Two-way financial opening-up to expand more this year
China will work to further expand its financial opening-up this year as part of its efforts to attract more foreign investment and bolster the world's second-largest economy, officials and experts said on Friday.
Xu Zhibin, deputy director of the State Administration of Foreign Exchange, said China will steadily promote the two-way opening of the capital market and continue to strengthen the interconnection between domestic and overseas financial markets.
"We will steadily expand the institutional opening-up in terms of rules, regulations, management, standards and expand the scope and varieties to attract more foreign investors to invest in China's financial market," Xu told a roundtable on Asian financial market development and financial globalization on Friday during the Boao Forum for Asia Annual Conference 2024.
Held in Boao, Hainan province, the forum kicked off on Tuesday and concluded on Friday.
To further expand financial opening-up, China will support high-quality Chinese enterprises to go public overseas and issue offshore bonds for financing. And it will also encourage China's sovereign wealth funds, financial institutions and other financial entities to carry out outbound investments in an orderly manner, so as to effectively improve the efficiency of the utilization of both international and domestic resources, Xu said.
More efforts will also be made to further improve the system for foreign investment management based on pre-establishment national treatment and negative list, and introduce more policies to facilitate cross-border investment across the globe.
During the roundtable, Lkhagvasuren Byadran, governor of the Bank of Mongolia, highlighted the importance of deepening regional financial cooperation, calling for more steps to strengthen monetary cooperation to facilitate trade.
"I believe that establishing a comprehensive framework, including smaller Asian countries, would benefit economies by promoting liquidity in the market and by enhancing the facilitation of regional trade," Byadran said.
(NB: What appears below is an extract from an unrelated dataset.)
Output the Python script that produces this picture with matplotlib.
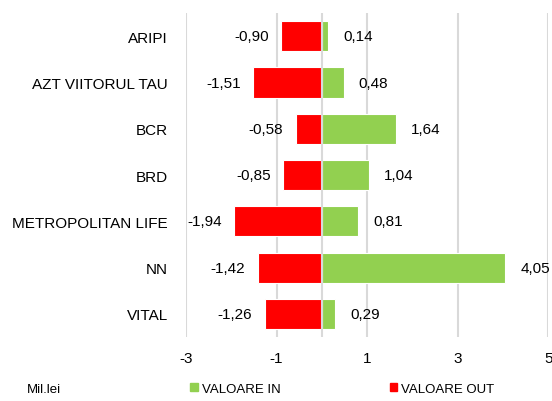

Carl Fey, professor of strategy at BI Norwegian Business School, spoke highly of China's ongoing efforts to expand high-standard opening-up. "The progress is very impressive in the right direction."
Ben Simpfendorfer, a partner at consultancy Oliver Wyman, noted many Chinese investors are seeking to expand their overseas investment, which will also help promote globalization.
"We're starting to see signs of Chinese electric vehicle manufacturers beginning to invest in production (overseas)," he said. "These types of investments are really important to globalization because we need to move beyond just pure exports into regional investments."
Zafar Uddin Mahmood, policy adviser to the secretary-general of the Boao Forum for Asia and former special assistant to the Pakistani prime minister, said the Pakistani government hopes that China's financial — and business-related enterprises can visit Pakistan to realize the wide range of growth opportunities in the country.
"Chinese financial institutions are very welcome in Pakistan," he said. "For example, Chinese banks can set up branches and other relevant companies that can engage with the so-called non-banking financial services."